On New Year's Day in 1901 in Topeka, Agnes Ozman asked her minister, the Rev. Charles Fox Parham, to lay hands on her and pray. He did, and she began speaking in tongues, sparking the beginning of the Pentecostal movement.
As Pentecostalism spread, it became one of the fastest-growing denominations in the United States and the world.
"You have Pentecostalism and social reform both starting at the same time — in the same town," said Alan Bearman, professor of history at Washburn University in Topeka.
"What they do is start to tell one of the most important stories in Kansas — that faith movements have long been concerned with the dispossessed. They focus heavily on the poor and needy."

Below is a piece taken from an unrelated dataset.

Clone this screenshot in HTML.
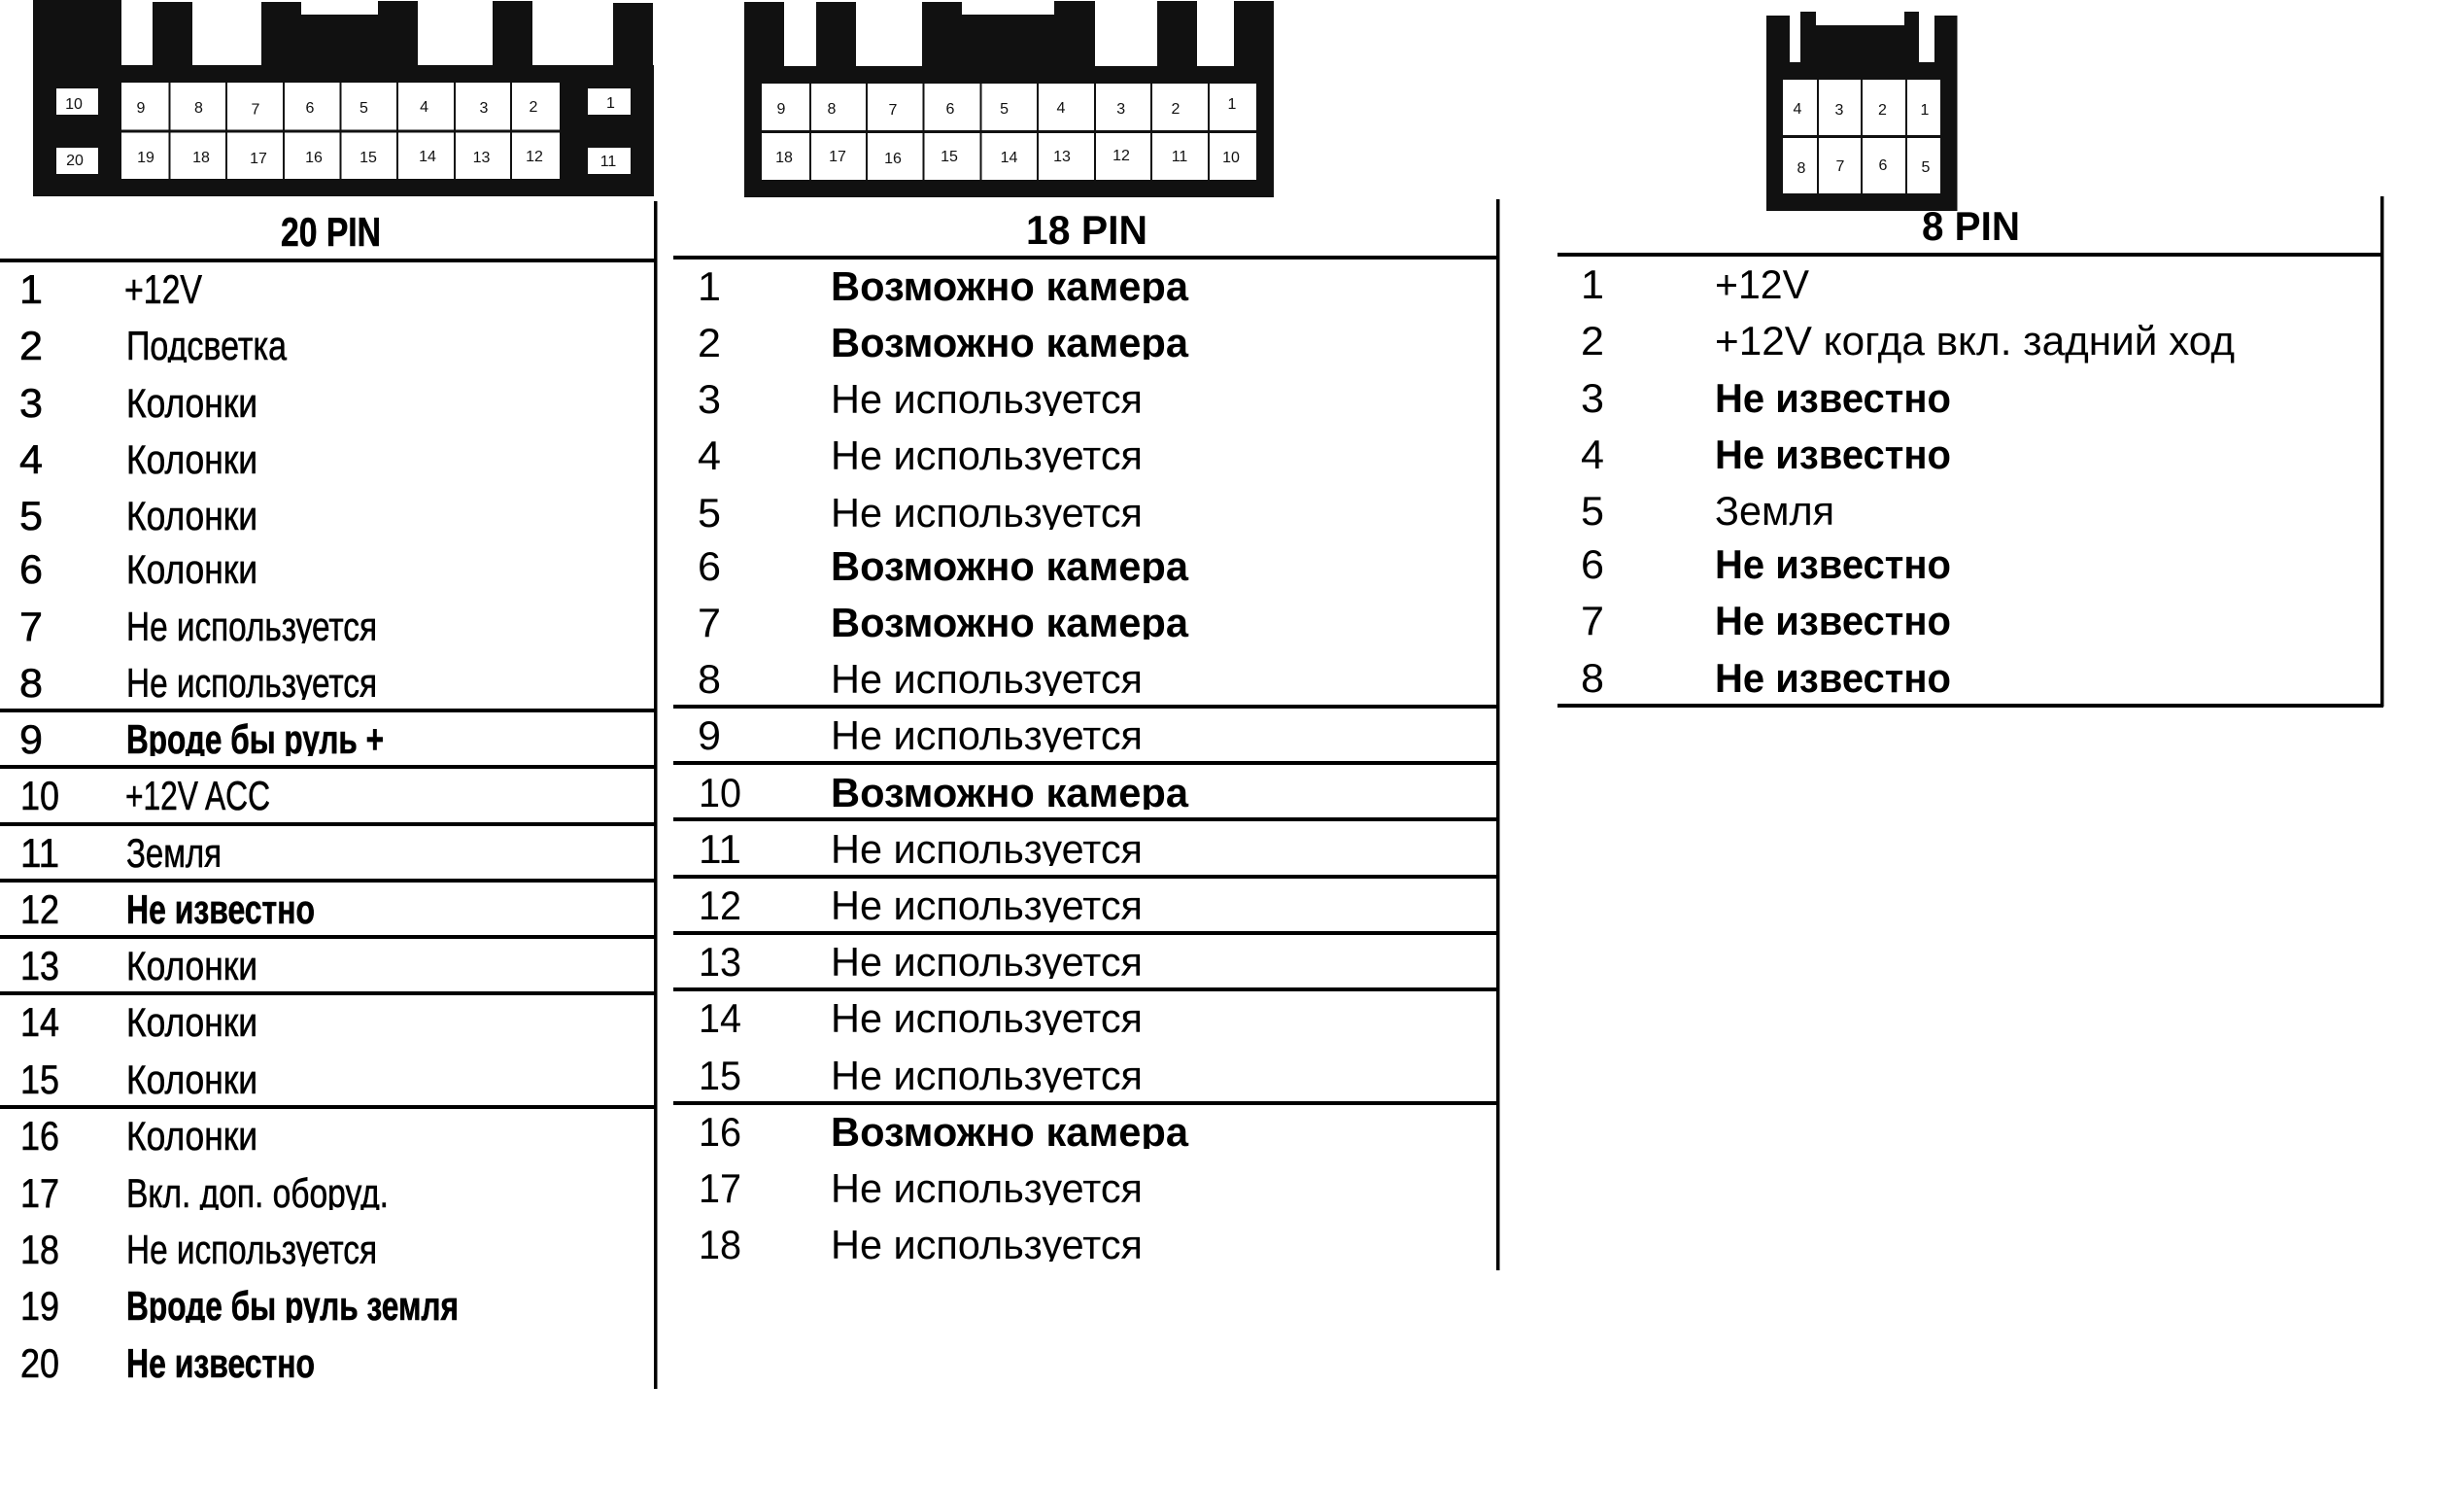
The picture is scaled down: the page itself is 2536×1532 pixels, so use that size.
<!DOCTYPE html>
<html><head><meta charset="utf-8"><style>
html,body{margin:0;padding:0;background:#fff;width:2536px;height:1532px;overflow:hidden}
svg{display:block}
text{font-family:"Liberation Sans","Noto Sans CJK SC",sans-serif;fill:#000}
.p text{font-size:16px;text-anchor:middle;fill:#111}
.t text{font-size:42px}
.b{font-weight:bold}
.h text{stroke:#000;stroke-width:.6px}
</style></head><body>
<svg xmlns="http://www.w3.org/2000/svg" width="2536" height="1532" viewBox="0 0 2536 1532">
<rect width="2536" height="1532" fill="#fff"/>

<!-- 20 pin connector -->
<path fill="#111" d="M34 0H125V67H157V2H198V67H269V2H310V15H389V1H430V67H507V1H548V67H631V3H672V67H673V202H34Z"/>
<rect x="125" y="85" width="451" height="99" fill="#fff"/>
<path stroke="#111" stroke-width="2" d="M174.5 85V184M233 85V184M292 85V184M350.5 85V184M409 85V184M468 85V184M526 85V184"/>
<rect x="125" y="133.5" width="451" height="3" fill="#111"/>
<g fill="#fff"><rect x="58" y="91" width="43" height="27"/><rect x="58" y="152" width="43" height="27"/><rect x="605" y="91" width="44" height="27"/><rect x="605" y="152" width="44" height="27"/></g>
<g class="p">
<text x="145" y="116">9</text><text x="204.5" y="116">8</text><text x="263" y="117.5">7</text><text x="319" y="116">6</text><text x="374.5" y="116">5</text><text x="436.6" y="115">4</text><text x="498" y="116">3</text><text x="549" y="115">2</text>
<text x="150" y="167">19</text><text x="207" y="167">18</text><text x="266" y="168">17</text><text x="323" y="167">16</text><text x="379" y="167">15</text><text x="440" y="166">14</text><text x="495.5" y="167">13</text><text x="550" y="166">12</text>
<text x="76" y="112">10</text><text x="77" y="170">20</text><text x="628.5" y="111">1</text><text x="626" y="171">11</text>
</g>

<!-- 18 pin connector -->
<path fill="#111" d="M766 2H807V68H840V2H881V68H949V2H990V15H1085V1H1127V68H1191V1H1232V68H1270V1H1311V203H766Z"/>
<rect x="784" y="86" width="509" height="99" fill="#fff"/>
<path stroke="#111" stroke-width="2" d="M834 86V185M892 86V185M950.5 86V185M1009.5 86V185M1068 86V185M1127 86V185M1185 86V185M1244 86V185"/>
<rect x="784" y="134" width="509" height="3" fill="#111"/>
<g class="p">
<text x="804" y="117">9</text><text x="856" y="117">8</text><text x="919" y="118">7</text><text x="978" y="117">6</text><text x="1033.6" y="117">5</text><text x="1092" y="116">4</text><text x="1153.7" y="117">3</text><text x="1210" y="117">2</text><text x="1268" y="112">1</text>
<text x="807" y="167">18</text><text x="862" y="166">17</text><text x="919" y="168">16</text><text x="977" y="166">15</text><text x="1038.5" y="167">14</text><text x="1093" y="166">13</text><text x="1154" y="165">12</text><text x="1214" y="166">11</text><text x="1267" y="167">10</text>
</g>

<!-- 8 pin connector -->
<path fill="#111" d="M1818 16H1842V64H1853V12H1869V26H1960V12H1975V64H1991V16H2014.5V217H1818Z"/>
<rect x="1835" y="82" width="162" height="117" fill="#fff"/>
<path stroke="#111" stroke-width="2" d="M1871 82V199M1916 82V199M1962 82V199"/>
<rect x="1835" y="139" width="162" height="3" fill="#111"/>
<g class="p">
<text x="1850" y="117">4</text><text x="1893" y="118">3</text><text x="1937.5" y="118">2</text><text x="1981" y="118">1</text>
<text x="1854" y="178">8</text><text x="1894" y="176">7</text><text x="1938" y="175">6</text><text x="1982" y="177">5</text>
</g>

<!-- 20 pin table text -->
<g class="t h">
<text class="b" x="289" y="253" textLength="103" lengthAdjust="spacingAndGlyphs">20 PIN</text>
<text x="20" y="312" textLength="24" lengthAdjust="spacingAndGlyphs">1</text><text x="128" y="312" textLength="80" lengthAdjust="spacingAndGlyphs">+12V</text>
<text x="20" y="370" textLength="24" lengthAdjust="spacingAndGlyphs">2</text><text x="130" y="370" textLength="165" lengthAdjust="spacingAndGlyphs">Подсветка</text>
<text x="20" y="429" textLength="24" lengthAdjust="spacingAndGlyphs">3</text><text x="130" y="429" textLength="135" lengthAdjust="spacingAndGlyphs">Колонки</text>
<text x="20" y="487" textLength="24" lengthAdjust="spacingAndGlyphs">4</text><text x="130" y="487" textLength="135" lengthAdjust="spacingAndGlyphs">Колонки</text>
<text x="20" y="545" textLength="24" lengthAdjust="spacingAndGlyphs">5</text><text x="130" y="545" textLength="135" lengthAdjust="spacingAndGlyphs">Колонки</text>
<text x="20" y="600" textLength="24" lengthAdjust="spacingAndGlyphs">6</text><text x="130" y="600" textLength="135" lengthAdjust="spacingAndGlyphs">Колонки</text>
<text x="20" y="659" textLength="24" lengthAdjust="spacingAndGlyphs">7</text><text x="130" y="659" textLength="258" lengthAdjust="spacingAndGlyphs">Не используется</text>
<text x="20" y="717" textLength="24" lengthAdjust="spacingAndGlyphs">8</text><text x="130" y="717" textLength="258" lengthAdjust="spacingAndGlyphs">Не используется</text>
<text x="20" y="775" textLength="24" lengthAdjust="spacingAndGlyphs">9</text><text class="b" x="130" y="775" textLength="265" lengthAdjust="spacingAndGlyphs">Вроде бы руль +</text>
<text x="21" y="833" textLength="40" lengthAdjust="spacingAndGlyphs">10</text><text x="129" y="833" textLength="149" lengthAdjust="spacingAndGlyphs">+12V ACC</text>
<text x="21" y="892" textLength="40" lengthAdjust="spacingAndGlyphs">11</text><text x="130" y="892" textLength="98" lengthAdjust="spacingAndGlyphs">Земля</text>
<text x="21" y="950" textLength="40" lengthAdjust="spacingAndGlyphs">12</text><text class="b" x="130" y="950" textLength="194" lengthAdjust="spacingAndGlyphs">Не известно</text>
<text x="21" y="1008" textLength="40" lengthAdjust="spacingAndGlyphs">13</text><text x="130" y="1008" textLength="135" lengthAdjust="spacingAndGlyphs">Колонки</text>
<text x="21" y="1066" textLength="40" lengthAdjust="spacingAndGlyphs">14</text><text x="130" y="1066" textLength="135" lengthAdjust="spacingAndGlyphs">Колонки</text>
<text x="21" y="1125" textLength="40" lengthAdjust="spacingAndGlyphs">15</text><text x="130" y="1125" textLength="135" lengthAdjust="spacingAndGlyphs">Колонки</text>
<text x="21" y="1183" textLength="40" lengthAdjust="spacingAndGlyphs">16</text><text x="130" y="1183" textLength="135" lengthAdjust="spacingAndGlyphs">Колонки</text>
<text x="21" y="1242" textLength="40" lengthAdjust="spacingAndGlyphs">17</text><text x="130" y="1242" textLength="270" lengthAdjust="spacingAndGlyphs">Вкл. доп. оборуд.</text>
<text x="21" y="1300" textLength="40" lengthAdjust="spacingAndGlyphs">18</text><text x="130" y="1300" textLength="258" lengthAdjust="spacingAndGlyphs">Не используется</text>
<text x="21" y="1358" textLength="40" lengthAdjust="spacingAndGlyphs">19</text><text class="b" x="130" y="1358" textLength="342" lengthAdjust="spacingAndGlyphs">Вроде бы руль земля</text>
<text x="21" y="1417" textLength="40" lengthAdjust="spacingAndGlyphs">20</text><text class="b" x="130" y="1417" textLength="194" lengthAdjust="spacingAndGlyphs">Не известно</text>
</g>

<!-- 18 pin table text -->
<g class="t">
<text class="b" x="1056" y="251" textLength="125" lengthAdjust="spacingAndGlyphs">18 PIN</text>
<text x="718" y="309" textLength="24" lengthAdjust="spacingAndGlyphs">1</text><text class="b" x="855" y="309" textLength="368" lengthAdjust="spacingAndGlyphs">Возможно камера</text>
<text x="718" y="367" textLength="24" lengthAdjust="spacingAndGlyphs">2</text><text class="b" x="855" y="367" textLength="368" lengthAdjust="spacingAndGlyphs">Возможно камера</text>
<text x="718" y="425" textLength="24" lengthAdjust="spacingAndGlyphs">3</text><text x="855" y="425" textLength="321" lengthAdjust="spacingAndGlyphs">Не используется</text>
<text x="718" y="483" textLength="24" lengthAdjust="spacingAndGlyphs">4</text><text x="855" y="483" textLength="321" lengthAdjust="spacingAndGlyphs">Не используется</text>
<text x="718" y="542" textLength="24" lengthAdjust="spacingAndGlyphs">5</text><text x="855" y="542" textLength="321" lengthAdjust="spacingAndGlyphs">Не используется</text>
<text x="718" y="597" textLength="24" lengthAdjust="spacingAndGlyphs">6</text><text class="b" x="855" y="597" textLength="368" lengthAdjust="spacingAndGlyphs">Возможно камера</text>
<text x="718" y="655" textLength="24" lengthAdjust="spacingAndGlyphs">7</text><text class="b" x="855" y="655" textLength="368" lengthAdjust="spacingAndGlyphs">Возможно камера</text>
<text x="718" y="713" textLength="24" lengthAdjust="spacingAndGlyphs">8</text><text x="855" y="713" textLength="321" lengthAdjust="spacingAndGlyphs">Не используется</text>
<text x="718" y="771" textLength="24" lengthAdjust="spacingAndGlyphs">9</text><text x="855" y="771" textLength="321" lengthAdjust="spacingAndGlyphs">Не используется</text>
<text x="719" y="830" textLength="44" lengthAdjust="spacingAndGlyphs">10</text><text class="b" x="855" y="830" textLength="368" lengthAdjust="spacingAndGlyphs">Возможно камера</text>
<text x="719" y="888" textLength="44" lengthAdjust="spacingAndGlyphs">11</text><text x="855" y="888" textLength="321" lengthAdjust="spacingAndGlyphs">Не используется</text>
<text x="719" y="946" textLength="44" lengthAdjust="spacingAndGlyphs">12</text><text x="855" y="946" textLength="321" lengthAdjust="spacingAndGlyphs">Не используется</text>
<text x="719" y="1004" textLength="44" lengthAdjust="spacingAndGlyphs">13</text><text x="855" y="1004" textLength="321" lengthAdjust="spacingAndGlyphs">Не используется</text>
<text x="719" y="1062" textLength="44" lengthAdjust="spacingAndGlyphs">14</text><text x="855" y="1062" textLength="321" lengthAdjust="spacingAndGlyphs">Не используется</text>
<text x="719" y="1121" textLength="44" lengthAdjust="spacingAndGlyphs">15</text><text x="855" y="1121" textLength="321" lengthAdjust="spacingAndGlyphs">Не используется</text>
<text x="719" y="1179" textLength="44" lengthAdjust="spacingAndGlyphs">16</text><text class="b" x="855" y="1179" textLength="368" lengthAdjust="spacingAndGlyphs">Возможно камера</text>
<text x="719" y="1237" textLength="44" lengthAdjust="spacingAndGlyphs">17</text><text x="855" y="1237" textLength="321" lengthAdjust="spacingAndGlyphs">Не используется</text>
<text x="719" y="1295" textLength="44" lengthAdjust="spacingAndGlyphs">18</text><text x="855" y="1295" textLength="321" lengthAdjust="spacingAndGlyphs">Не используется</text>
</g>

<!-- 8 pin table text -->
<g class="t">
<text class="b" x="1978" y="247" textLength="101" lengthAdjust="spacingAndGlyphs">8 PIN</text>
<text x="1627" y="307" textLength="24" lengthAdjust="spacingAndGlyphs">1</text><text x="1765" y="307" textLength="97" lengthAdjust="spacingAndGlyphs">+12V</text>
<text x="1627" y="365" textLength="24" lengthAdjust="spacingAndGlyphs">2</text><text x="1765" y="365" textLength="535" lengthAdjust="spacingAndGlyphs">+12V когда вкл. задний ход</text>
<text x="1627" y="424" textLength="24" lengthAdjust="spacingAndGlyphs">3</text><text class="b" x="1765" y="424" textLength="243" lengthAdjust="spacingAndGlyphs">Не известно</text>
<text x="1627" y="482" textLength="24" lengthAdjust="spacingAndGlyphs">4</text><text class="b" x="1765" y="482" textLength="243" lengthAdjust="spacingAndGlyphs">Не известно</text>
<text x="1627" y="540" textLength="24" lengthAdjust="spacingAndGlyphs">5</text><text x="1765" y="540" textLength="123" lengthAdjust="spacingAndGlyphs">Земля</text>
<text x="1627" y="595" textLength="24" lengthAdjust="spacingAndGlyphs">6</text><text class="b" x="1765" y="595" textLength="243" lengthAdjust="spacingAndGlyphs">Не известно</text>
<text x="1627" y="653" textLength="24" lengthAdjust="spacingAndGlyphs">7</text><text class="b" x="1765" y="653" textLength="243" lengthAdjust="spacingAndGlyphs">Не известно</text>
<text x="1627" y="712" textLength="24" lengthAdjust="spacingAndGlyphs">8</text><text class="b" x="1765" y="712" textLength="243" lengthAdjust="spacingAndGlyphs">Не известно</text>
</g>

<!-- descender clipping, as in the reference -->
<g fill="#fff">
<rect x="125" y="373" width="300" height="11"/><rect x="125" y="662" width="300" height="11"/><rect x="125" y="720" width="300" height="9"/><rect x="125" y="778" width="300" height="9"/><rect x="125" y="953" width="300" height="9"/><rect x="125" y="1245" width="300" height="11"/><rect x="125" y="1303" width="300" height="11"/><rect x="125" y="1361" width="360" height="11"/><rect x="125" y="1420" width="300" height="9"/>
<rect x="850" y="312" width="400" height="11"/><rect x="850" y="370" width="400" height="11"/><rect x="850" y="428" width="400" height="11"/><rect x="850" y="486" width="400" height="11"/><rect x="850" y="545" width="400" height="11"/><rect x="850" y="600" width="400" height="11"/><rect x="850" y="658" width="400" height="11"/><rect x="850" y="716" width="400" height="8"/><rect x="850" y="774" width="400" height="8"/><rect x="850" y="833" width="400" height="7"/><rect x="850" y="891" width="400" height="7"/><rect x="850" y="949" width="400" height="7"/><rect x="850" y="1007" width="400" height="8"/><rect x="850" y="1065" width="400" height="11"/><rect x="850" y="1124" width="400" height="8"/><rect x="850" y="1182" width="400" height="11"/><rect x="850" y="1240" width="400" height="11"/><rect x="850" y="1298" width="400" height="11"/>
</g>

<!-- table lines -->
<g fill="#000">
<rect x="0" y="266" width="674" height="4"/>
<rect x="0" y="729" width="674" height="4"/><rect x="0" y="787" width="674" height="4"/><rect x="0" y="846" width="674" height="4"/><rect x="0" y="904" width="674" height="4"/><rect x="0" y="962" width="674" height="4"/><rect x="0" y="1020" width="674" height="4"/><rect x="0" y="1137" width="674" height="4"/>
<rect x="673" y="207" width="3.5" height="1222"/>

<rect x="693" y="263" width="848" height="4"/>
<rect x="693" y="725" width="848" height="4"/><rect x="693" y="783" width="848" height="4"/><rect x="693" y="841" width="848" height="4"/><rect x="693" y="900" width="848" height="4"/><rect x="693" y="958" width="848" height="4"/><rect x="693" y="1016" width="848" height="4"/><rect x="693" y="1133" width="848" height="4"/>
<rect x="1540" y="205" width="3.5" height="1102"/>

<rect x="1603" y="260" width="850" height="4"/>
<rect x="1603" y="724" width="850" height="4"/>
<rect x="2450" y="202" width="3.5" height="525"/>
</g>
</svg>
</body></html>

A era of awakening and religious change
The 19th century was a time of great religious awakening, as evangelical Protestants established themselves as one of the main forms of Christianity in America. Their emphasis on personal conversion, the authority of the Bible, and missionary work grew out of revivals across the southern and midwestern United States.
Along with revivals, however, unrest began to build with mainstream churches, which critics claimed had lost their focus on social change and building community.
"People lose faith in traditional religious institutions because the mainstream churches tended to support politicians in the Republican Party, and those politicians were supporting big businesses and railroads," Entz said.
"Farmers and workers felt betrayed. And people began to put their faith in the Populist Movement rather than Christianity — for a while."
Farmers rebelled against the railroads, which controlled when they could sell and ship crops. The Populists controlled the Statehouse during the 1890s. After a decade, interest waned and Kansans turned back to the mainstream churches.
But the belief in the populist concept remained. For many Kansans, religious faith in the 20th and 21st centuries builds on convictions — led from the grassroots level — into the righting of wrongs, of confronting social fears and embracing diversity.
"What makes Kansas so fascinating is the story of faith," Bearman said.
"It is so vibrant in its many shades and colors. Kansas is the place people come to."